At Times of Loss

A death in the family can provide parents with a wonderful opportunity. What better time to teach your children the story of God’s love for all people? The gospel brings great comfort at such a time—comfort that every Christian sooner or later learns to appreciate at the death of a believer.

There are all sorts of clinical reasons why people die; there is only one real cause of death: sin. “The wages of sin is death . . .” But death is not an end. Because of God’s great love for all people, Jesus came into the world to forgive sins and lead the way to eternal life in heaven. “. . . but the gift of God is eternal life in Christ Jesus our Lord” (Romans 6:23).

Our society does not accurately depict death. In chil­dren’s cartoons, no one ever dies. No matter how many times Wile E. Coyote is run over by a steamroller, blown up by gunpowder, or falls off a cliff, he always comes back for more. The lesson seems to be that death doesn’t happen. Some computer games teach children they can “outsmart” death by taking certain actions.

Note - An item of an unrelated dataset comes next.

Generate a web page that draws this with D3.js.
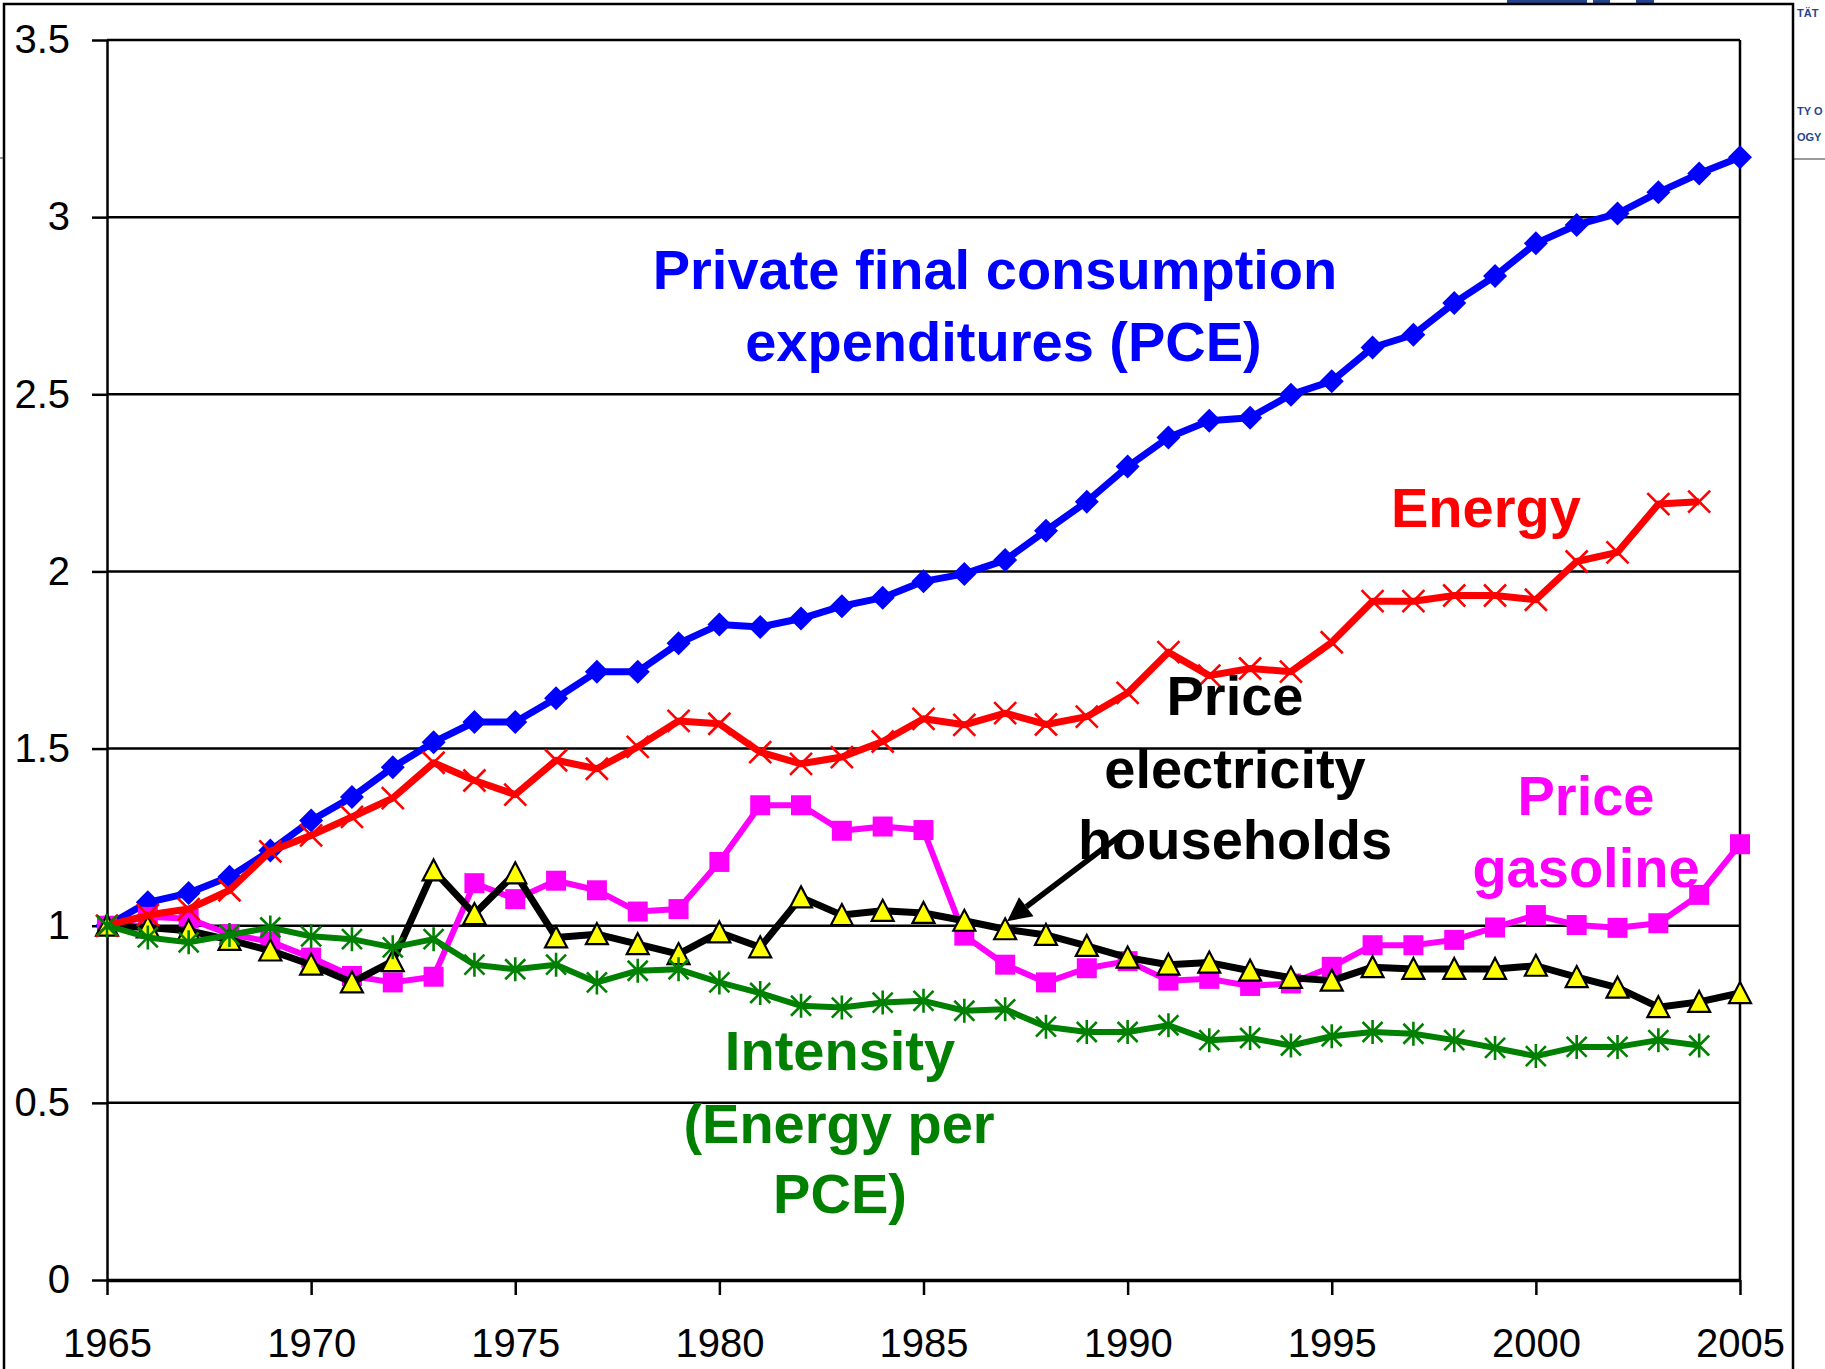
<!DOCTYPE html>
<html>
<head>
<meta charset="utf-8">
<script src="https://cdn.jsdelivr.net/npm/d3@7"></script>
<style>
  html, body { margin: 0; padding: 0; background: #ffffff; }
  svg { display: block; }
  text { font-family: "Liberation Sans", Arial, sans-serif; }
</style>
</head>
<body>
<svg id="chart" width="1825" height="1369"></svg>
<script>
// ---------------- DATA ----------------
const years = d3.range(1965, 2006);           // 1965 .. 2005
const yTicks = [0, 0.5, 1, 1.5, 2, 2.5, 3, 3.5];
const xTicks = [1965, 1970, 1975, 1980, 1985, 1990, 1995, 2000, 2005];

// Private final consumption expenditures (PCE), 1965-2005
const pce = [1.00, 1.066, 1.092, 1.138, 1.212, 1.297, 1.363, 1.447, 1.518, 1.575,
             1.575, 1.642, 1.717, 1.717, 1.797, 1.850, 1.843, 1.867, 1.902, 1.926,
             1.972, 1.993, 2.032, 2.115, 2.197, 2.296, 2.378, 2.425, 2.434, 2.499,
             2.537, 2.632, 2.668, 2.758, 2.834, 2.926, 2.978, 3.010, 3.070, 3.123,
             3.169];
// Energy, 1965-2004
const energy = [1.00, 1.03, 1.047, 1.10, 1.21, 1.255, 1.307, 1.36, 1.46, 1.41,
                1.37, 1.467, 1.443, 1.505, 1.578, 1.570, 1.490, 1.457, 1.476, 1.520,
                1.584, 1.567, 1.600, 1.568, 1.590, 1.657, 1.772, 1.706, 1.726, 1.717,
                1.800, 1.916, 1.916, 1.932, 1.932, 1.920, 2.028, 2.054, 2.190, 2.197];
// Price gasoline, 1965-2005
const gasoline = [1.00, 1.025, 1.02, 0.976, 0.955, 0.91, 0.858, 0.84, 0.856, 1.12,
                  1.075, 1.127, 1.10, 1.04, 1.047, 1.18, 1.34, 1.34, 1.268, 1.28,
                  1.27, 0.972, 0.89, 0.84, 0.88, 0.90, 0.845, 0.85, 0.83, 0.837,
                  0.884, 0.945, 0.945, 0.96, 0.995, 1.03, 1.002, 0.994, 1.007, 1.087,
                  1.23];
// Price electricity households, 1965-2005
const electricity = [1.00, 0.995, 0.986, 0.96, 0.93, 0.89, 0.84, 0.90, 1.156, 1.033,
                     1.148, 0.967, 0.976, 0.948, 0.92, 0.981, 0.939, 1.08, 1.03, 1.042,
                     1.036, 1.014, 0.99, 0.974, 0.943, 0.91, 0.89, 0.896, 0.873, 0.853,
                     0.845, 0.883, 0.878, 0.878, 0.878, 0.887, 0.855, 0.825, 0.77, 0.785,
                     0.81];
// Intensity (Energy per PCE), 1965-2004
const intensity = [1.00, 0.967, 0.953, 0.974, 0.995, 0.97, 0.962, 0.939, 0.962, 0.89,
                   0.877, 0.89, 0.84, 0.873, 0.877, 0.84, 0.81, 0.774, 0.769, 0.783,
                   0.788, 0.76, 0.764, 0.715, 0.70, 0.70, 0.719, 0.677, 0.683, 0.662,
                   0.688, 0.70, 0.695, 0.677, 0.655, 0.632, 0.658, 0.658, 0.677, 0.662];

// ---------------- SETUP ----------------
const svg = d3.select("#chart");
const W = 1825, H = 1369;
const plot = { left: 107, right: 1740, top: 40, bottom: 1280 };

svg.append("rect").attr("width", W).attr("height", H).attr("fill", "#ffffff");

const x = d3.scaleLinear().domain([1965, 2005]).range([plot.left, plot.right]);
const y = d3.scaleLinear().domain([0, 3.5]).range([plot.bottom, plot.top]);

// background slide fragments (top right, outside the frame)
const frag = svg.append("g").attr("fill", "#23468f").attr("font-weight", "bold");
frag.append("rect").attr("x", 1507).attr("y", 0).attr("width", 80).attr("height", 4);
frag.append("rect").attr("x", 1593).attr("y", 0).attr("width", 17).attr("height", 4);
frag.append("rect").attr("x", 1636).attr("y", 0).attr("width", 18).attr("height", 4);
frag.append("text").attr("x", 1797).attr("y", 17).attr("font-size", 11).text("TÄT");
frag.append("text").attr("x", 1797).attr("y", 115).attr("font-size", 11).text("TY O");
frag.append("text").attr("x", 1797).attr("y", 141).attr("font-size", 11).text("OGY");
svg.append("line").attr("x1", 1794).attr("x2", 1825).attr("y1", 159).attr("y2", 159)
   .attr("stroke", "#9a9a9a").attr("stroke-width", 2);
svg.append("line").attr("x1", 0).attr("x2", 4).attr("y1", 158).attr("y2", 158)
   .attr("stroke", "#9a9a9a").attr("stroke-width", 2);

// outer frame
svg.append("rect").attr("x", 4).attr("y", 4).attr("width", 1789).attr("height", 1420)
   .attr("fill", "none").attr("stroke", "#000").attr("stroke-width", 2.5);

// gridlines
svg.append("g").selectAll("line").data(yTicks.filter(d => d > 0)).join("line")
   .attr("x1", plot.left).attr("x2", plot.right)
   .attr("y1", d => y(d)).attr("y2", d => y(d))
   .attr("stroke", "#000").attr("stroke-width", 2.5);

// right border of plot area
svg.append("line").attr("x1", plot.right).attr("x2", plot.right)
   .attr("y1", plot.top).attr("y2", plot.bottom)
   .attr("stroke", "#000").attr("stroke-width", 2.5);

// axes
const yAxis = d3.axisLeft(y).tickValues(yTicks).tickSize(15).tickSizeOuter(0)
   .tickPadding(22).tickFormat(d => String(d));
const gy = svg.append("g").attr("transform", `translate(${plot.left},0)`).call(yAxis);
gy.selectAll("text").attr("font-size", 40).attr("fill", "#000")
   .attr("font-family", "'Liberation Sans', Arial, sans-serif");
gy.selectAll("line").attr("stroke", "#000").attr("stroke-width", 2.5);
gy.select(".domain").attr("stroke", "#000").attr("stroke-width", 2.5);

const xAxis = d3.axisBottom(x).tickValues(xTicks).tickSize(15).tickSizeOuter(0)
   .tickPadding(34).tickFormat(d3.format("d"));
const gx = svg.append("g").attr("transform", `translate(0,${plot.bottom})`).call(xAxis);
gx.selectAll("text").attr("font-size", 40).attr("fill", "#000")
   .attr("font-family", "'Liberation Sans', Arial, sans-serif");
gx.selectAll("line").attr("stroke", "#000").attr("stroke-width", 2.5);
gx.select(".domain").attr("stroke", "#000").attr("stroke-width", 3.5);

// ---------------- SERIES ----------------
const toPts = arr => arr.map((v, i) => ({ year: years[i], value: v }));
const line = d3.line().x(d => x(d.year)).y(d => y(d.value));

const series = [
  { name: "pce", data: toPts(pce), color: "#0000ff", width: 7, marker: "diamond" },
  { name: "gasoline", data: toPts(gasoline), color: "#ff00ff", width: 6, marker: "square" },
  { name: "electricity", data: toPts(electricity), color: "#000000", width: 7, marker: "triangle" },
  { name: "energy", data: toPts(energy), color: "#ff0000", width: 7, marker: "x" },
  { name: "intensity", data: toPts(intensity), color: "#008000", width: 6, marker: "star" }
];

const markerPaths = {
  diamond: "M0,-12L12,0L0,12L-12,0Z",
  square: "M-10,-10H10V10H-10Z",
  triangle: "M0,-11L11,10L-11,10Z",
  x: "M-11,-11L11,11M-11,11L11,-11",
  star: "M-10,-10L10,10M-10,10L10,-10M0,-12V12"
};

series.forEach(s => {
  const g = svg.append("g").attr("class", s.name);
  g.append("path").datum(s.data).attr("d", line)
   .attr("fill", "none").attr("stroke", s.color).attr("stroke-width", s.width)
   .attr("stroke-linejoin", "round");
  const m = g.selectAll("path.m").data(s.data).join("path").attr("class", "m")
   .attr("transform", d => `translate(${x(d.year)},${y(d.value)})`)
   .attr("d", markerPaths[s.marker]);
  if (s.marker === "diamond" || s.marker === "square") {
    m.attr("fill", s.color).attr("stroke", "none");
  } else if (s.marker === "triangle") {
    m.attr("fill", "#ffff00").attr("stroke", "#000").attr("stroke-width", 2.2)
     .attr("stroke-linejoin", "miter");
  } else {
    m.attr("fill", "none").attr("stroke", s.color).attr("stroke-width", 2.6);
  }
});

// ---------------- LABELS ----------------
function label(lines, color) {
  const g = svg.append("g").attr("fill", color).attr("font-size", 56).attr("font-weight", "bold");
  lines.forEach(l => {
    g.append("text").attr("x", l[0]).attr("y", l[1]).attr("text-anchor", l[3] || "middle").text(l[2]);
  });
}
label([[995, 289, "Private final consumption"], [1003.5, 361, "expenditures (PCE)"]], "#0000ff");
label([[1391, 527, "Energy", "start"]], "#ff0000");
label([[1235, 715, "Price"], [1235, 788, "electricity"], [1235, 859, "households"]], "#000000");
label([[1586, 815, "Price"], [1586, 887, "gasoline"]], "#ff00ff");
label([[840, 1070, "Intensity"], [839, 1143, "(Energy per"], [840, 1213, "PCE)"]], "#008000");

// arrow to electricity series
const arrowFrom = [1125, 832], arrowTo = [x(1987) + 2, y(electricity[22]) - 8];
const ang = Math.atan2(arrowTo[1] - arrowFrom[1], arrowTo[0] - arrowFrom[0]);
const headLen = 24, headW = 12;
const bx = arrowTo[0] - headLen * Math.cos(ang), by = arrowTo[1] - headLen * Math.sin(ang);
svg.append("line").attr("x1", arrowFrom[0]).attr("y1", arrowFrom[1]).attr("x2", bx).attr("y2", by)
   .attr("stroke", "#000").attr("stroke-width", 5.5);
svg.append("path")
   .attr("d", `M${arrowTo[0]},${arrowTo[1]}L${bx + headW * Math.sin(ang)},${by - headW * Math.cos(ang)}L${bx - headW * Math.sin(ang)},${by + headW * Math.cos(ang)}Z`)
   .attr("fill", "#000");
</script>
</body>
</html>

Generally speaking, children younger than five do not see death as final. Around the age of 6 or 7, a child begins to grasp the fact that someone who has died is not going to return. What a comfort to know that when people die knowing Jesus as their Savior, they are happy in heaven.

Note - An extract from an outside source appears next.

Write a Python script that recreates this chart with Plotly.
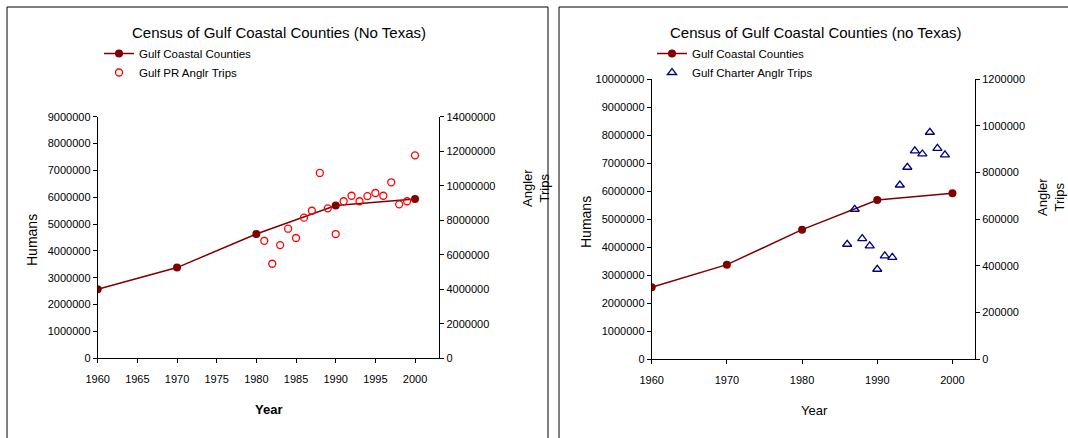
import plotly.graph_objects as go

# ---- data ----
census_years = [1960, 1970, 1980, 1990, 2000]
census_pop = [2570000, 3380000, 4630000, 5690000, 5930000]

pr_years = list(range(1981, 2001))
pr_trips = [6810000, 5480000, 6560000, 7510000, 6970000, 8150000, 8550000, 10740000,
            8690000, 7200000, 9100000, 9420000, 9100000, 9400000, 9580000, 9420000,
            10200000, 8920000, 9100000, 11760000]

charter_years = list(range(1986, 2000))
charter_trips = [493000, 643000, 517000, 486000, 386000, 443000, 437000, 747000,
                 823000, 893000, 880000, 973000, 904000, 876000]

title_left = "Census of Gulf Coastal Counties (No Texas)"
title_right = "Census of Gulf Coastal Counties (no Texas)"

W, H = 1068, 438
FONT = "Liberation Sans, Arial, sans-serif"
DARKRED = "#800000"


def px(x):
    return x / W


def py(y):
    return 1 - y / H


fig = go.Figure()

# left chart
fig.add_trace(go.Scatter(x=census_years, y=census_pop, mode="lines+markers",
                         name="Gulf Coastal Counties", xaxis="x", yaxis="y",
                         line=dict(color=DARKRED, width=1.5),
                         marker=dict(color=DARKRED, size=8, symbol="circle"),
                         legend="legend"))
fig.add_trace(go.Scatter(x=pr_years, y=pr_trips, mode="markers",
                         name="Gulf PR Anglr Trips", xaxis="x", yaxis="y2",
                         marker=dict(color="#FF0000", size=7, symbol="circle-open",
                                     line=dict(width=1.3)),
                         legend="legend"))

# right chart
fig.add_trace(go.Scatter(x=census_years, y=census_pop, mode="lines+markers",
                         name="Gulf Coastal Counties", xaxis="x2", yaxis="y3",
                         line=dict(color=DARKRED, width=1.5),
                         marker=dict(color=DARKRED, size=8, symbol="circle"),
                         legend="legend2"))
fig.add_trace(go.Scatter(x=charter_years, y=charter_trips, mode="markers",
                         name="Gulf Charter Anglr Trips", xaxis="x2", yaxis="y4",
                         marker=dict(color="#000080", size=8, symbol="triangle-up-open",
                                     line=dict(width=1.3)),
                         legend="legend2"))

tickfont = dict(family=FONT, size=11, color="black")
axis_common = dict(showgrid=False, zeroline=False, showline=True, linecolor="black",
                   linewidth=1, ticks="outside", ticklen=4, tickcolor="black",
                   tickfont=tickfont, tickformat="d", automargin=False)

fig.update_layout(
    template="none",
    width=W, height=H, autosize=False,
    margin=dict(l=0, r=0, t=0, b=0, pad=0),
    paper_bgcolor="white", plot_bgcolor="white",
    font=dict(family=FONT, color="black"),
    xaxis=dict(domain=[px(97.7), px(439.3)], range=[1960, 2003.06], dtick=5, tick0=1960,
               anchor="y", ticklabelstandoff=6, **axis_common),
    yaxis=dict(domain=[py(358.3), py(116.7)], range=[0, 9e6], dtick=1e6, anchor="x",
               **axis_common),
    yaxis2=dict(domain=[py(358.3), py(116.7)], range=[0, 14e6], dtick=2e6, anchor="x",
                overlaying="y", side="right", **axis_common),
    xaxis2=dict(domain=[px(651.7), px(975)], range=[1960, 2003.0], dtick=10, tick0=1960,
                anchor="y3", ticklabelstandoff=6, **axis_common),
    yaxis3=dict(domain=[py(359.3), py(79.3)], range=[0, 10e6], dtick=1e6, anchor="x2",
                **axis_common),
    yaxis4=dict(domain=[py(359.3), py(79.3)], range=[0, 1.2e6], dtick=2e5, anchor="x2",
                overlaying="y3", side="right", **axis_common),
    legend=dict(x=px(99), y=py(39), xanchor="left", yanchor="top",
                bgcolor="rgba(0,0,0,0)", font=dict(family=FONT, size=11.5),
                tracegroupgap=0, itemwidth=30, borderwidth=0),
    legend2=dict(x=px(652), y=py(39), xanchor="left", yanchor="top",
                 bgcolor="rgba(0,0,0,0)", font=dict(family=FONT, size=11.5),
                 tracegroupgap=0, itemwidth=30, borderwidth=0),
    showlegend=True,
)

ann = [
    dict(text=title_left, x=px(279), y=py(32), font=dict(size=15)),
    dict(text=title_right, x=px(816), y=py(32), font=dict(size=15)),
    dict(text="Humans", x=px(32), y=py(240), textangle=-90, font=dict(size=14)),
    dict(text="Humans", x=px(586), y=py(222), textangle=-90, font=dict(size=14)),
    dict(text="Angler<br>Trips", x=px(536), y=py(188), textangle=-90, font=dict(size=13)),
    dict(text="Angler<br>Trips", x=px(1051), y=py(197), textangle=-90, font=dict(size=13)),
    dict(text="<b>Year</b>", x=px(268), y=py(409), font=dict(size=13)),
    dict(text="Year", x=px(814), y=py(410), font=dict(size=13)),
]
for a in ann:
    a.update(xref="paper", yref="paper", showarrow=False, xanchor="center", yanchor="middle")
    a["font"].update(family=FONT, color="black")
fig.update_layout(annotations=ann)

fig.update_layout(shapes=[
    dict(type="rect", xref="paper", yref="paper", x0=px(7), x1=px(548), y0=py(445), y1=py(7),
         line=dict(color="black", width=1)),
    dict(type="rect", xref="paper", yref="paper", x0=px(559), x1=px(1075), y0=py(445), y1=py(7),
         line=dict(color="black", width=1)),
])

fig.write_html("out.html",
               config={"displayModeBar": False},
               post_script="document.body.style.margin='0px';"
                           "document.body.style.overflow='hidden';")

For many children, their first experience with death may be the death of a grandparent. For some, the death of a pet may actually be more difficult than that of a rel­ative because they played with the pet every day. The death of a pet may cause a greater sense of loss. You can comfort your children at a time like this by assuring them that God will help them get through the pain and sadness. If they ask whether their pet went to “doggy heaven,” you can say that there may be pets in heaven. We don’t know. The Bible doesn’t tell us. We can only be sure that in heaven our joy will be complete. The Bible is very clear on that last point.

With the death of a close relative, it is also important to realize that children will deal with it in stages. At first there may be a denial of the death or even anger about it. This is usually followed by a period of grief. That grief may very well recur at some future event, such as confir­mation, a first date, or graduation from high school.

As children experience death:

  • Encourage them to express their emotions. This is a time to cry and mourn.
  • Plan to attend the funeral service, because it pro­vides comfort.
  • Talk about death. Children may really wonder, “Can grandma see us now?”
  • Talk about the one who died. Tears may flow once again, but it is good to talk about pleasant memo­ries, even if we cry.
  • Look for pictures and keepsakes to help keep the memory alive.
  • Don’t give wrong information about death, such as “God needed another angel, and that is why Grandpa died.”